Job Chapter 19

Job 19 — Engraved Hope on the Ash-Heap

First the wreckage: Job catalogs a social death. Brothers gone, kin estranged, servants ignoring him, children mocking him, his wife recoiling. “I am nothing but skin and bones; I have escaped only by the skin of my teeth” (literally, the gums—the last living margin). In an honor–shame culture, the collapse of kinship is the world ending. Where a go’el (kinsman-redeemer) should act with covenant loyalty, Job finds only absence.

Then the surprising request: “Oh, that my words were recorded… inscribed with an iron tool on lead, or engraved in rock forever” (Job 19:23–24, New International Version). In the ancient Near East, both lead tablets and letters filled with lead in carved stone were ways to make words endure. God grants more than Job asks: these lament-lines are now Scripture—etched not in limestone alone, but across the ages of the Church’s hearing. The irony is holy.

But Job asks for more than an inscription; he asks for a Person. “I know that my Redeemer [go’el] lives, and that in the end he will stand on the earth” (Job 19:25, New International Version). Go’el is a family word: the relative who buys back land (Leviticus 25), avenges blood (Numbers 35), and raises the fallen name (Ruth 4). When human kin fail, God declares Himself Israel’s Go’el (Isaiah 41:14; 44:6). Job, an eastern sage outside Israel, reaches for that same miracle: God as kin.

The Hebrew is charged. “Acharon” (“the Last”) will stand “al-’aphar”—on the dust, perhaps Job’s grave mound. The Redeemer claims the last word where dust speaks loudest. “And after my skin has been destroyed, yet from my flesh I will see God” (v. 26). The preposition can mean “in” or “from” my flesh; either way, Job expects a personal, embodied vindication—not an idea, but a Face: “I myself will see him with my own eyes—I, and not another” (v. 27, New International Version; literally, “not a stranger,” lo zar). The Fathers heard resurrection here (Irenaeus, Tertullian, Augustine); Calvin, more cautious, still found a promise reaching beyond present shadows. The whole canon completes the contour: the Redeemer lives indeed, and He is the Last (Revelation 1:17–18).

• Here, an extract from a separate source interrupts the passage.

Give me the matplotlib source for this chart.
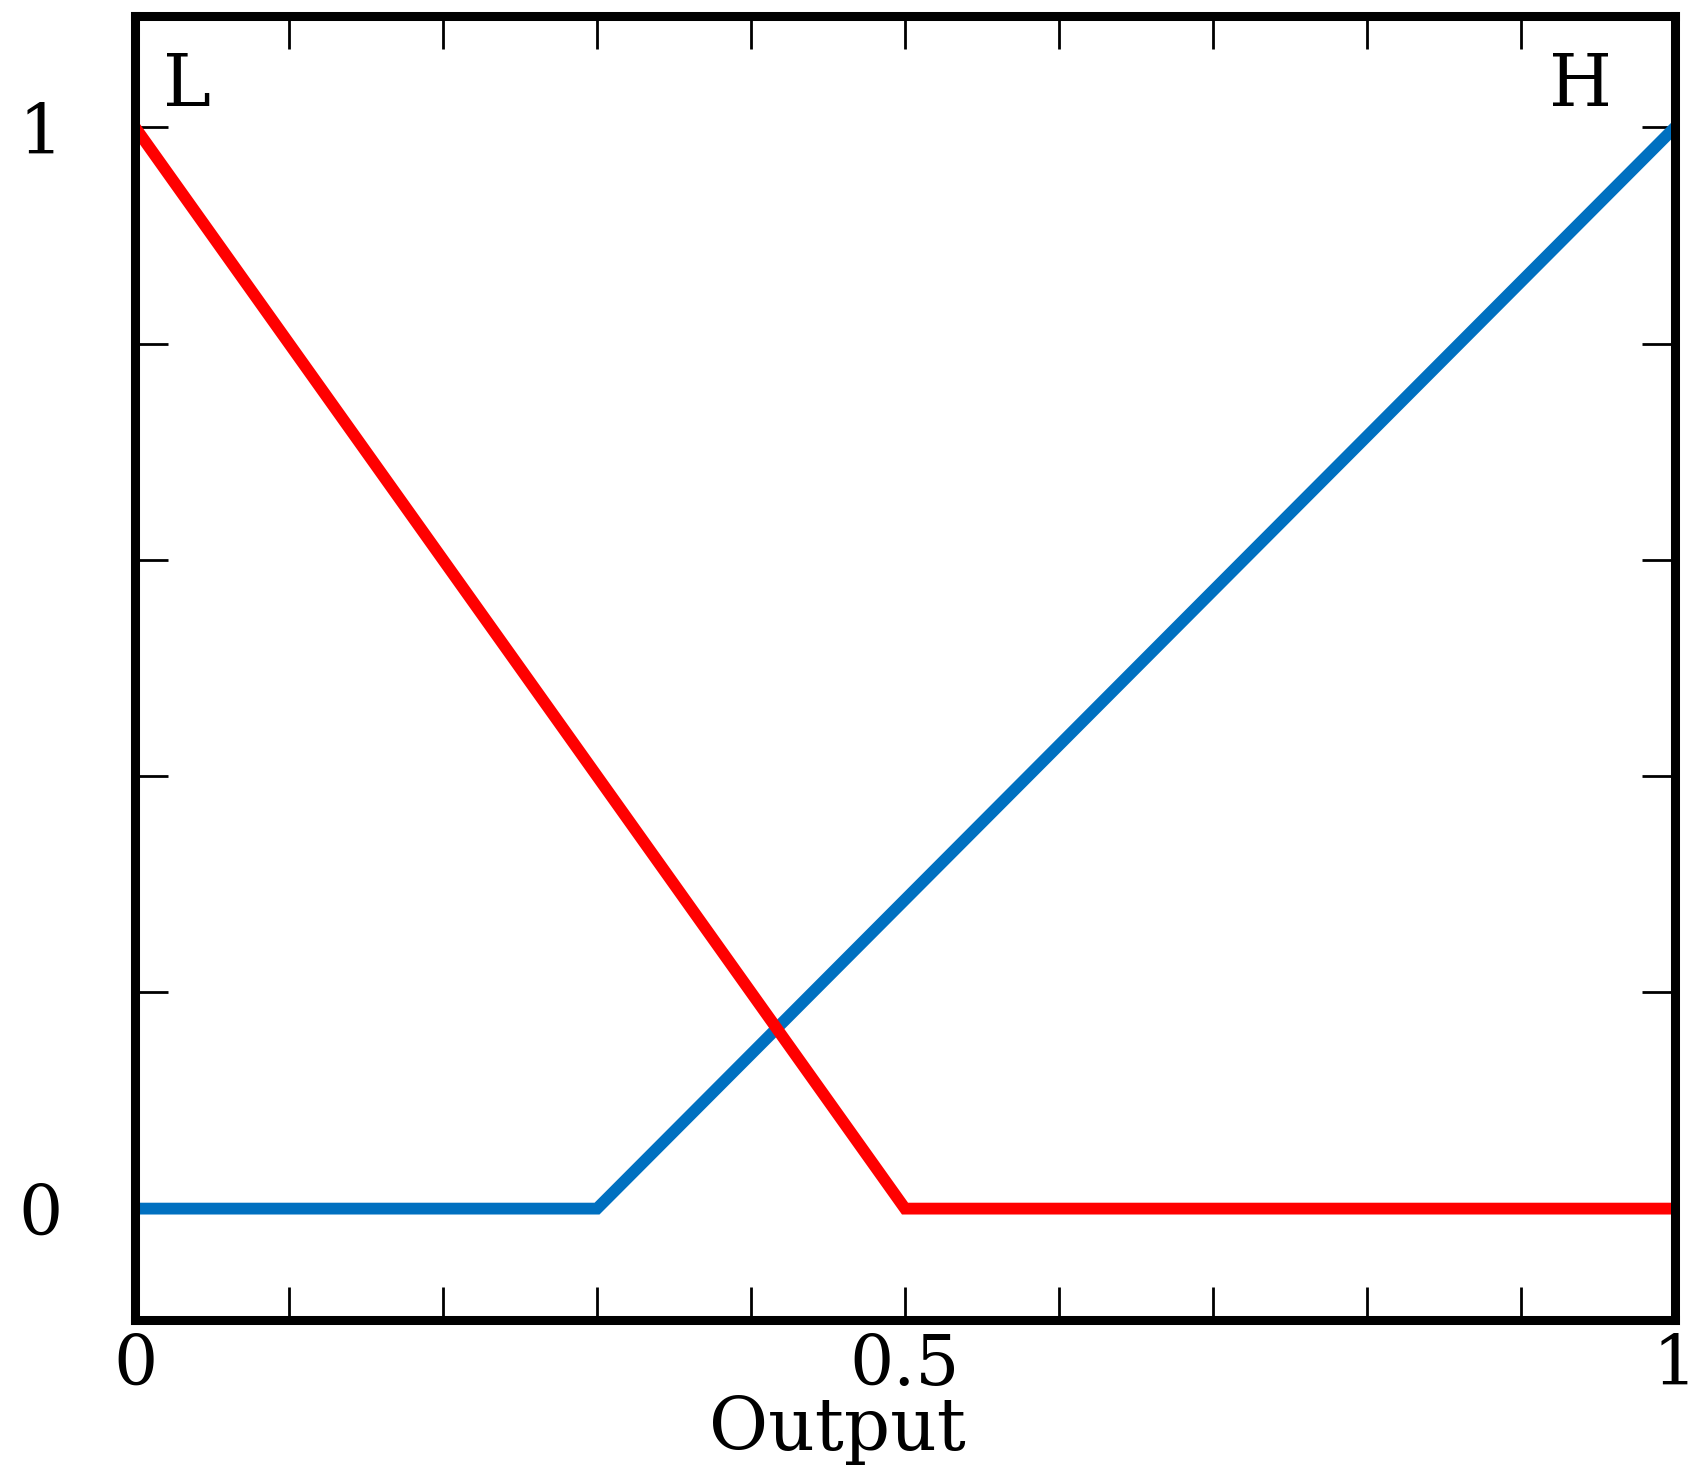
import numpy as np
import matplotlib
matplotlib.use("Agg")
import matplotlib.pyplot as plt
from matplotlib.ticker import MultipleLocator, FixedLocator

# membership functions (piecewise linear)
low_x = [0.0, 0.5, 1.0]
low_y = [1.0, 0.0, 0.0]
high_x = [0.0, 0.3, 1.0]
high_y = [0.0, 0.0, 1.0]

xtick_vals = [0, 0.5, 1]
xtick_labels = ["0", "0.5", "1"]
ytick_vals = [0, 1]
ytick_labels = ["0", "1"]

plt.rcParams['font.family'] = ['DejaVu Serif']
fs = 50

fig = plt.figure(figsize=(17.01, 14.76), dpi=100)
ax = fig.add_axes([0.0794, 0.1057, 0.9053, 0.8835])

ax.plot(high_x, high_y, color='#0070C0', lw=8.5, solid_joinstyle='miter', zorder=3)
ax.plot(low_x, low_y, color='#FF0000', lw=8.5, solid_joinstyle='miter', zorder=3)

ax.set_xlim(0, 1)
ax.set_ylim(-0.103, 1.103)

ax.xaxis.set_major_locator(FixedLocator(xtick_vals))
ax.set_xticklabels(xtick_labels)
ax.xaxis.set_minor_locator(MultipleLocator(0.1))
ax.yaxis.set_major_locator(FixedLocator(ytick_vals))
ax.set_yticklabels(ytick_labels)
ax.yaxis.set_minor_locator(MultipleLocator(0.2))

for which in ('major', 'minor'):
    ax.tick_params(axis='both', which=which, direction='in', top=True, right=True,
                   length=24, width=2)
ax.tick_params(axis='x', which='major', labelsize=fs, pad=9)
ax.tick_params(axis='y', which='major', labelsize=fs, pad=52)

for sp in ax.spines.values():
    sp.set_linewidth(6.5)
    sp.set_zorder(4)

ax.text(0.018, 1.02, "L", fontsize=fs + 2, ha='left', va='baseline')
ax.text(0.918, 1.02, "H", fontsize=fs + 2, ha='left', va='baseline')

ax.set_xlabel("Output", fontsize=fs + 2)
ax.xaxis.set_label_coords(0.456, -0.057)

fig.savefig("out.png", dpi=100)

Note the literary turn: from an ash-heap lawsuit (chs. 16–18) to a witness inscribed and a Kinsman standing. In yesterday’s reflection we warned against weaponized doctrine; Job ends this chapter by warning the friends: “fear the sword” (v. 29). The sword is not for sufferers but for proud certainty. The Judge will vindicate the wronged.

Christ gathers it all. He becomes our Brother (Hebrews 2:11–18), stands upon the dust at tombs (John 11), and writes not on stone but in His own scarred flesh the verdict of mercy (John 20:27). The Redeemer lives—and stands.

Practice: - Become kin to the suffering; give hesed where family and systems fail. - Let your “inscriptions” be durable acts of presence. Fewer words, truer loyalties. - Keep Easter near in the long Lent of pain.

Cross-references: Leviticus 25; Numbers 35; Ruth 3–4; Isaiah 41:14; 44:6; Jeremiah 17:1; John 11:25–44; Hebrews 2:11–18; 1 Corinthians 15:20–26; Revelation 1:17–18.

Hymn for meditation: “I Know That My Redeemer Lives” (Samuel Medley); also “Before the Throne of God Above.”

Prayer: Living Redeemer, Last and Faithful, stand upon our dust. Inscribe hope where our names feel erased. Make us kin to the forsaken, witnesses who do not wound. Let our eyes, in time and in truth, see Your face—and not a stranger. Amen.